Overview
- Manufacturer: Gill Cars Ltd
- Production: 1958-1960

Body and chassis
- Class: Microcar
- Body style: 2-door coupé

Powertrain
- Engine: 322 cc Anzani two-cylinder
- Transmission: 3-speed manual

Dimensions
- Length: 114 inches (2895 mm)

= Gill (automobile) =

The Gill was an English car based on the Astra and built in George Street, Paddington, London from 1958 to 1960 by a subsidiary of the British Anzani Company. It was another product of the fuel shortages that occurred during the 1956 Suez Crisis.

Like the Astra it featured a rear-mounted 322 cc air-cooled engine mounted under the floor at the rear and all-round independent suspension with swing axles at the rear. Drive was by chain to the rear wheels through a three-speed motorcycle gearbox with floor-mounted change lever. The brakes were hydraulically operated.

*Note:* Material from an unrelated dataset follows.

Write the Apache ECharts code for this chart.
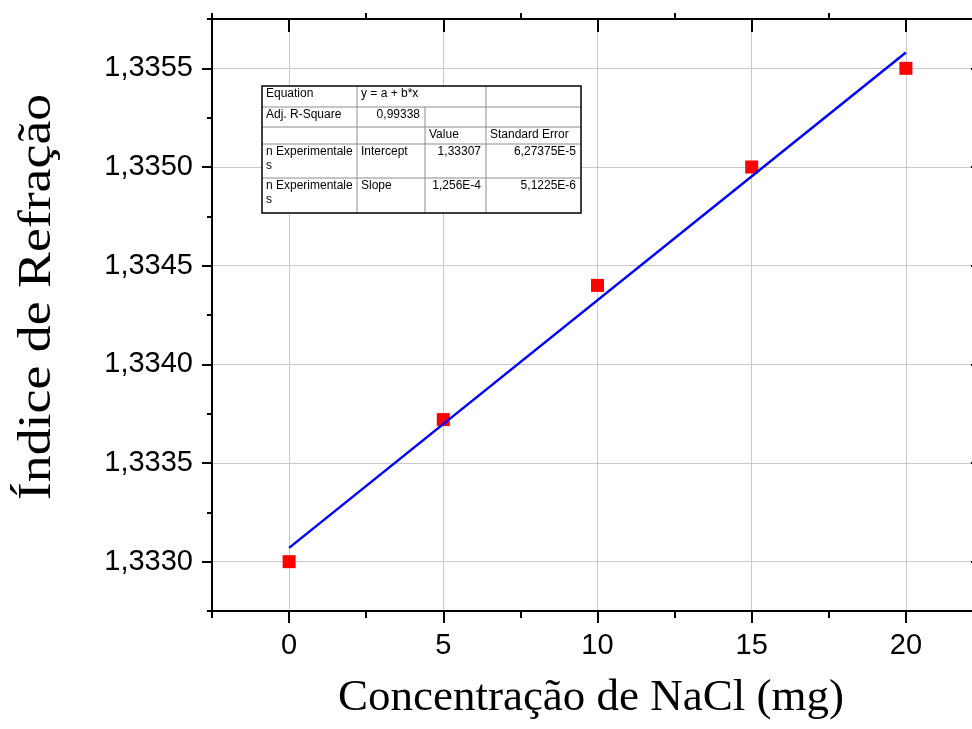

The two seat body was made from aluminium over a wood frame mounted on a steel chassis. It shared the Astra's front bodywork but from the windscreen back it was bodied as a coupé called the Getabout. A four-seat taxi version was also proposed and some saloons might have been made. At £500 (£523 for the de-luxe) the car was expensive when a Ford Popular cost £444.